DATA SECTION start

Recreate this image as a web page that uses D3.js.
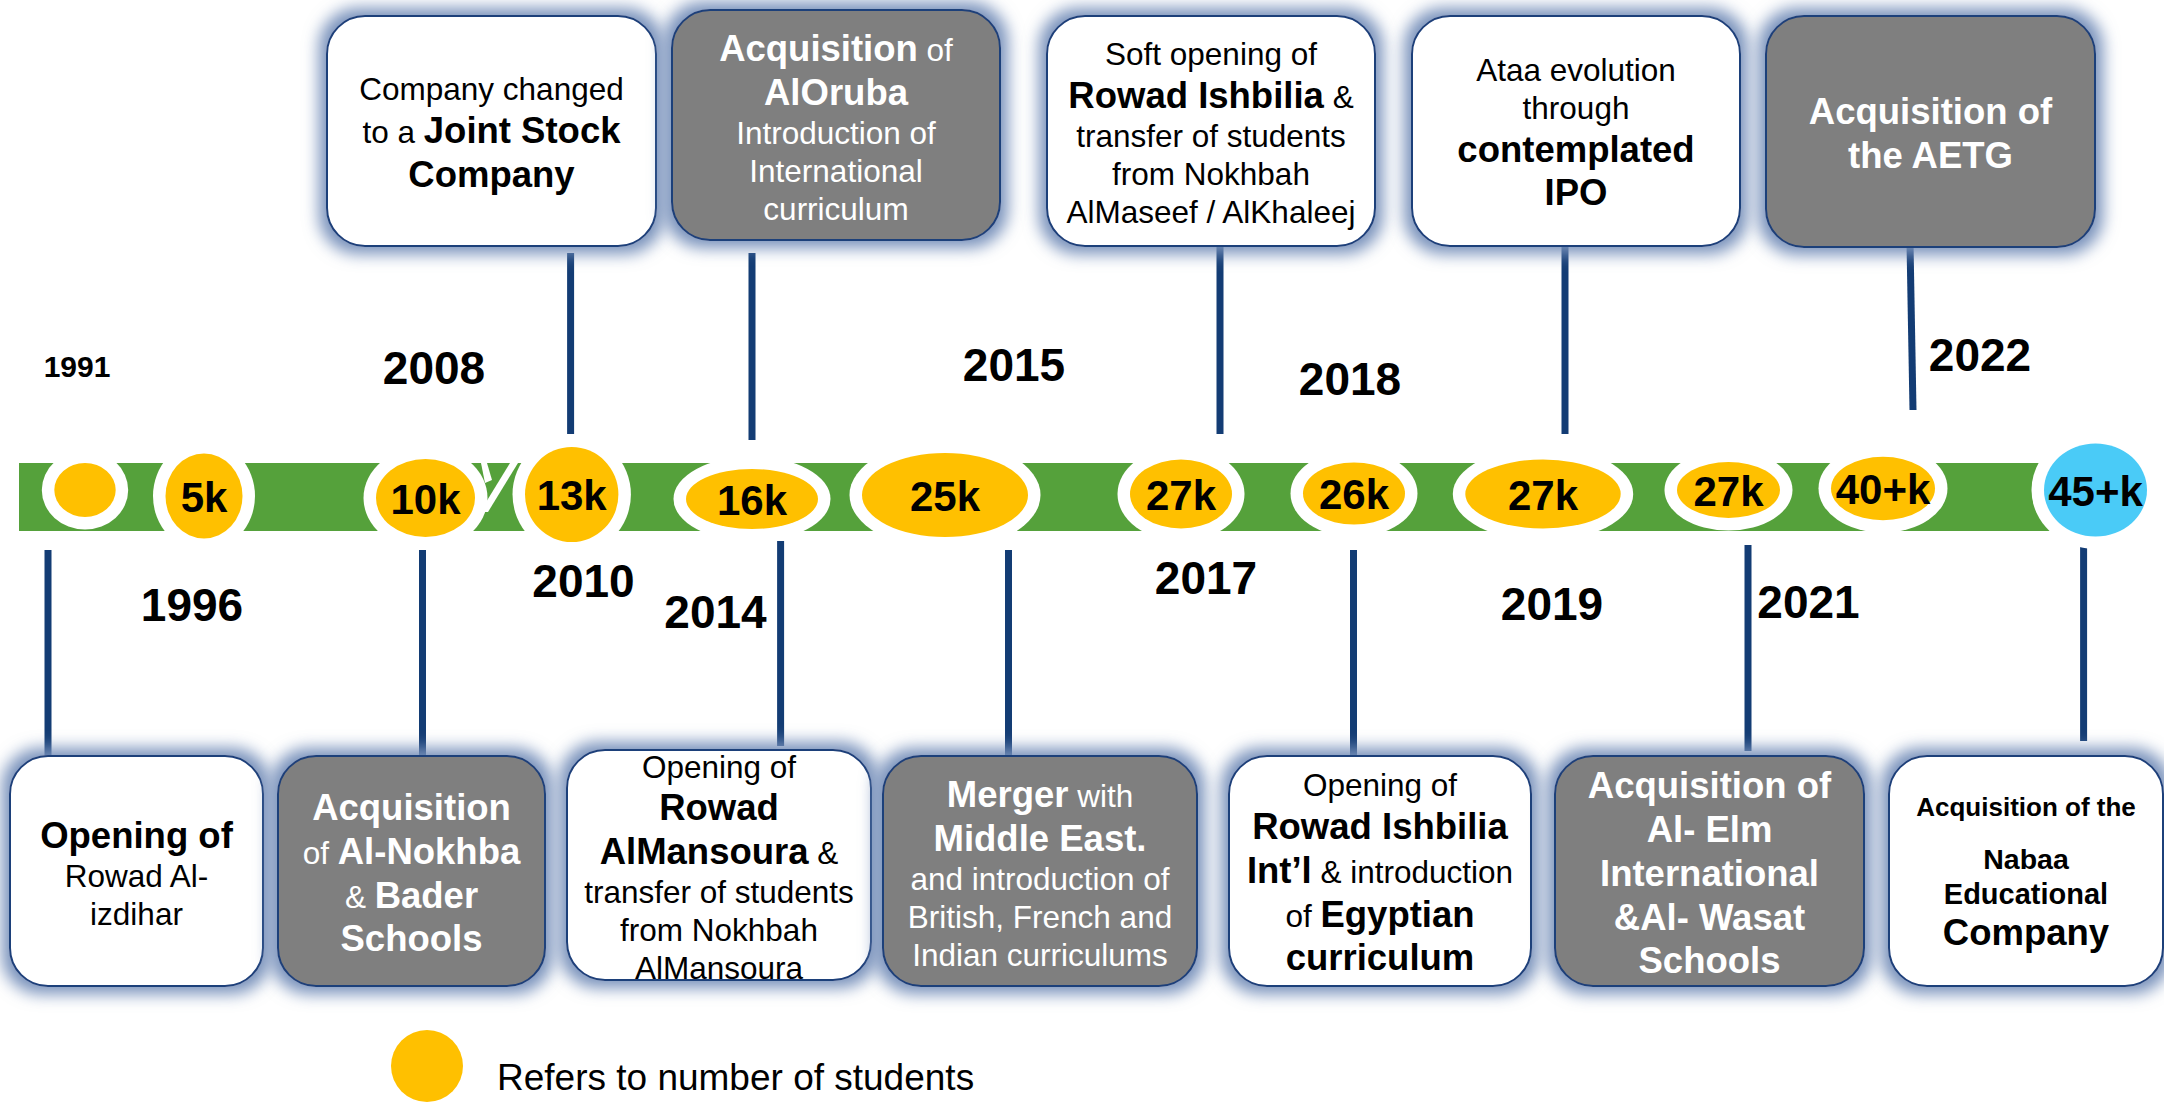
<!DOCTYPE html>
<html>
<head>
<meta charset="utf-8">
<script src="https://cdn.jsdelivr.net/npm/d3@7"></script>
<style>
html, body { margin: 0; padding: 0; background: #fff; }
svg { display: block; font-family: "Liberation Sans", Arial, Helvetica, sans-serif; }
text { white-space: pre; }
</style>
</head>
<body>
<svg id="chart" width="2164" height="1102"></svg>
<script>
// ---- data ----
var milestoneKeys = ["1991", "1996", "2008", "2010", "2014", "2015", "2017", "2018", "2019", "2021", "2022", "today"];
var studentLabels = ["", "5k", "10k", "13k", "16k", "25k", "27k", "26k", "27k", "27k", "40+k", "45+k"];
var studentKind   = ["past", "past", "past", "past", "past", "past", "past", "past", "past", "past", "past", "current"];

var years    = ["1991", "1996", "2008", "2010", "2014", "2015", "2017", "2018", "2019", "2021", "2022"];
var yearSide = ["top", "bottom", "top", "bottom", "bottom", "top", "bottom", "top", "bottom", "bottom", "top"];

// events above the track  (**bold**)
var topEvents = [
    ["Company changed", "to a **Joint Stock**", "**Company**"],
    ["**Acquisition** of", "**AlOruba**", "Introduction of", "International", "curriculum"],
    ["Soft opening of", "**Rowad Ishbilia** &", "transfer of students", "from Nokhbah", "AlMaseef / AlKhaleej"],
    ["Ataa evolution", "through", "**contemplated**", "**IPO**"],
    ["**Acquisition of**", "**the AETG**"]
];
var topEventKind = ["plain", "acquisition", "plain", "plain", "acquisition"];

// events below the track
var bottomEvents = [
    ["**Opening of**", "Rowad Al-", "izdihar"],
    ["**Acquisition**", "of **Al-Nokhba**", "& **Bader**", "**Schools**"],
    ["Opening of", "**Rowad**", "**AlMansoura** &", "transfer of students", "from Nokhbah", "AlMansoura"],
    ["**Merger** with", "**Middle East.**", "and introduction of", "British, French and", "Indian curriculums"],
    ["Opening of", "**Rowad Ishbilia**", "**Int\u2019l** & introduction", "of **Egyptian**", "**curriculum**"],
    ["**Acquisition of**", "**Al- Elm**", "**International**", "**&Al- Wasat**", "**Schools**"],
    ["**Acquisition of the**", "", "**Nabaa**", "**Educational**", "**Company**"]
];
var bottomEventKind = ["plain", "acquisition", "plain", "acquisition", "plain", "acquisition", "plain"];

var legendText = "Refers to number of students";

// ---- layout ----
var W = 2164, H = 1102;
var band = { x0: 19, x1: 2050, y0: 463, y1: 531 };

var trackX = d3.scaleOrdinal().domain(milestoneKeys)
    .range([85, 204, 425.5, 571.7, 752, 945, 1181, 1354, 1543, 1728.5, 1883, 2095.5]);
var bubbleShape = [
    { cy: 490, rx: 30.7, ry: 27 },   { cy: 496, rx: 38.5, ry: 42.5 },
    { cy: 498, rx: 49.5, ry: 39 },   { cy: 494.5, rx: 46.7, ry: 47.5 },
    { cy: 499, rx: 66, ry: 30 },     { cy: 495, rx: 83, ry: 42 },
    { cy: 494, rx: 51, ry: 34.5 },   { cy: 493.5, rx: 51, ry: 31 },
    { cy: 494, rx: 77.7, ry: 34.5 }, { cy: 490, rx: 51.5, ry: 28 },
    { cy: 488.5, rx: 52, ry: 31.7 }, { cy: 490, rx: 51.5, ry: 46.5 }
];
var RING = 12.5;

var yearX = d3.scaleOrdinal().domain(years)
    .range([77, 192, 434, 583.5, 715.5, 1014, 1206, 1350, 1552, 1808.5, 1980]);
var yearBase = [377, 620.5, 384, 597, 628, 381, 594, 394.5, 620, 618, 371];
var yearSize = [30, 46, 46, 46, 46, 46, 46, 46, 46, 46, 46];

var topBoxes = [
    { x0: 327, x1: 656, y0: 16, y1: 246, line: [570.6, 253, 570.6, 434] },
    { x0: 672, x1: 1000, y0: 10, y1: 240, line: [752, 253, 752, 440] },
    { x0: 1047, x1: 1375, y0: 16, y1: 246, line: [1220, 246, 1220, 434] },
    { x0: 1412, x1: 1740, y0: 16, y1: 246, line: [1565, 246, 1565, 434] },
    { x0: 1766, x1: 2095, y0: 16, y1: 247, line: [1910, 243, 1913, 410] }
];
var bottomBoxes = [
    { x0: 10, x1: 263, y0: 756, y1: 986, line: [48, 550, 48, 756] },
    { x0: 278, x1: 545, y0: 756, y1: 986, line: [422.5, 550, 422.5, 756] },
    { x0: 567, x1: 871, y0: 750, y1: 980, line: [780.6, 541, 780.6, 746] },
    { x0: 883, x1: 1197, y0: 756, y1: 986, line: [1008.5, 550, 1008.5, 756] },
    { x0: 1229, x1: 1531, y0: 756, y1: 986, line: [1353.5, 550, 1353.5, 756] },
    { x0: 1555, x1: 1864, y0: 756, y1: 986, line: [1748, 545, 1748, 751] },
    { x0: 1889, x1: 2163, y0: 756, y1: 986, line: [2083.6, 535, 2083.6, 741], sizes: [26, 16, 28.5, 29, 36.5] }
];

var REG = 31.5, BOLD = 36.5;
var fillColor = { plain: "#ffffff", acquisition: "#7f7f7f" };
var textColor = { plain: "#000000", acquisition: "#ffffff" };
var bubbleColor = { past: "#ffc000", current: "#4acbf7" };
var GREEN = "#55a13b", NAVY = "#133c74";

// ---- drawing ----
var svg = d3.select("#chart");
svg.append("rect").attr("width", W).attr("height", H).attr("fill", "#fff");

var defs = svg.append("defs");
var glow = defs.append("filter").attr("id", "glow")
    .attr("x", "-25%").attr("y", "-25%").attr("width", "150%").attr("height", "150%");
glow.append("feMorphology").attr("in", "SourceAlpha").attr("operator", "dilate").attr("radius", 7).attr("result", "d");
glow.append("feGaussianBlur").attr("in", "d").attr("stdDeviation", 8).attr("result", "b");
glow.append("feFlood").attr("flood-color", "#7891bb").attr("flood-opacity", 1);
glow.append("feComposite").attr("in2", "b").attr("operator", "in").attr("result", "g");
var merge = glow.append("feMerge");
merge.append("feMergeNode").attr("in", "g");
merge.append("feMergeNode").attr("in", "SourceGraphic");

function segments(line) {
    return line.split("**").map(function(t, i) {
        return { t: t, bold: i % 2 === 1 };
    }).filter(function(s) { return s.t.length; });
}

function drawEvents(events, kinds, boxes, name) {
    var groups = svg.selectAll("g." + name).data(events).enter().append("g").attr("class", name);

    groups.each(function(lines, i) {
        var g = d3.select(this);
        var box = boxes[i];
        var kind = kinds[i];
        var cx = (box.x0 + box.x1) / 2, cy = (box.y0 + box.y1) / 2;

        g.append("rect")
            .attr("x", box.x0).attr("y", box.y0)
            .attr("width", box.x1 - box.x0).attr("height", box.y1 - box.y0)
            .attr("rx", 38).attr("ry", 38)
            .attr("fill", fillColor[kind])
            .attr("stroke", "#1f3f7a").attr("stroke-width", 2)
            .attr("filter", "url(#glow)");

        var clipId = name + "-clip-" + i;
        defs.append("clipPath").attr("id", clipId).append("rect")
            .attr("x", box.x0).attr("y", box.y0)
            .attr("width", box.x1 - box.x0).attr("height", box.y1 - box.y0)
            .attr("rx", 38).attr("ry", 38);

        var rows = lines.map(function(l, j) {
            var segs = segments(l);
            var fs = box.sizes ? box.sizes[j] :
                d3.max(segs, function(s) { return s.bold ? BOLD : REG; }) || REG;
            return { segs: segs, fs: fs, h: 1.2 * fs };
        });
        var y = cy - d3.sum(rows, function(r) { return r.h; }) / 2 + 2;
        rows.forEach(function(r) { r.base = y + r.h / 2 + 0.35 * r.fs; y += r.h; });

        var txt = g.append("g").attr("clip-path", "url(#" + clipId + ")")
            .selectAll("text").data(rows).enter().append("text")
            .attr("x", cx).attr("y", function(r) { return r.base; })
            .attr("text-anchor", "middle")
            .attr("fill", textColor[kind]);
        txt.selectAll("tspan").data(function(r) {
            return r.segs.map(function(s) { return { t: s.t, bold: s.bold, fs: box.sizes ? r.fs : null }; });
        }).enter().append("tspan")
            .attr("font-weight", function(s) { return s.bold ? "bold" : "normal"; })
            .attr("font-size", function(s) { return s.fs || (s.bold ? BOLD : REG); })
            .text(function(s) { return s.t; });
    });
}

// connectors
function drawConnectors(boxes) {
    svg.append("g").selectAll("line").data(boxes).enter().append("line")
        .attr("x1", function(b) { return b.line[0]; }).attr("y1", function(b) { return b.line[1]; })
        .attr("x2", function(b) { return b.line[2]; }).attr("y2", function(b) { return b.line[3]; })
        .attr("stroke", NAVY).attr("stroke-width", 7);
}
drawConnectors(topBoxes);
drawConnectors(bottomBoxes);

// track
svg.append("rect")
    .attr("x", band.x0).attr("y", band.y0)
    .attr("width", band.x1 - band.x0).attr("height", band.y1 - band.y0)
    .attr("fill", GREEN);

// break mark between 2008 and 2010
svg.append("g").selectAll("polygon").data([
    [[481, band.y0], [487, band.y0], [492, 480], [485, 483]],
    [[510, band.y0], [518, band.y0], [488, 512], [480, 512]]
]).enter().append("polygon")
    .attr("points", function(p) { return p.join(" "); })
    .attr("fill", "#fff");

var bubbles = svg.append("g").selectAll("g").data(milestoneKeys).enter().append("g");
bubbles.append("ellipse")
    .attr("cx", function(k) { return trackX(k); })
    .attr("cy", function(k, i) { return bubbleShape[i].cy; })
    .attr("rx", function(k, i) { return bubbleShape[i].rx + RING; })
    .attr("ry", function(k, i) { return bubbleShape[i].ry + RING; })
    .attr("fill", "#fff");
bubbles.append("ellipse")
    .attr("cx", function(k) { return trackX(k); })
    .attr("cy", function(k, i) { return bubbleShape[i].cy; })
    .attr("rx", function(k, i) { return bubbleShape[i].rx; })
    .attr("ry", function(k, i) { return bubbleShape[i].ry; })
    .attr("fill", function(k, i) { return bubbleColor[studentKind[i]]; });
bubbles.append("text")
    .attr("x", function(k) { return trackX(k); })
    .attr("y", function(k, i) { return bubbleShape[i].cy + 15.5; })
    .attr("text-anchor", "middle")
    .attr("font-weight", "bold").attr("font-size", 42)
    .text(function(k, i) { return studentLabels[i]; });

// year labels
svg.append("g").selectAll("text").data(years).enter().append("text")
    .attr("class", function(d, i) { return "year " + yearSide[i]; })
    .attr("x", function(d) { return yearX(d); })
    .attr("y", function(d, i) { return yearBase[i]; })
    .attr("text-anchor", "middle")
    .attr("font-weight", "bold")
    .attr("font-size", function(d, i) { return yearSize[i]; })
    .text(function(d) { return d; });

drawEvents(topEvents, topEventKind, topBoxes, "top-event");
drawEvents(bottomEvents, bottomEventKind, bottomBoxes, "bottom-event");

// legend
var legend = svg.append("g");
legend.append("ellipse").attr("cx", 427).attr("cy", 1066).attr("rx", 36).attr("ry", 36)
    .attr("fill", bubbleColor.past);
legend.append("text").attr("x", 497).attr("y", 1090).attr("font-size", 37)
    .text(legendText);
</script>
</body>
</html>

DATA SECTION end

WRITTEN EXERCISE
Which lines hold the word "this"? Show each one.

TASK OUTPUT
Recreate this image as a web page that uses D3.js.
        var g = d3.select(this);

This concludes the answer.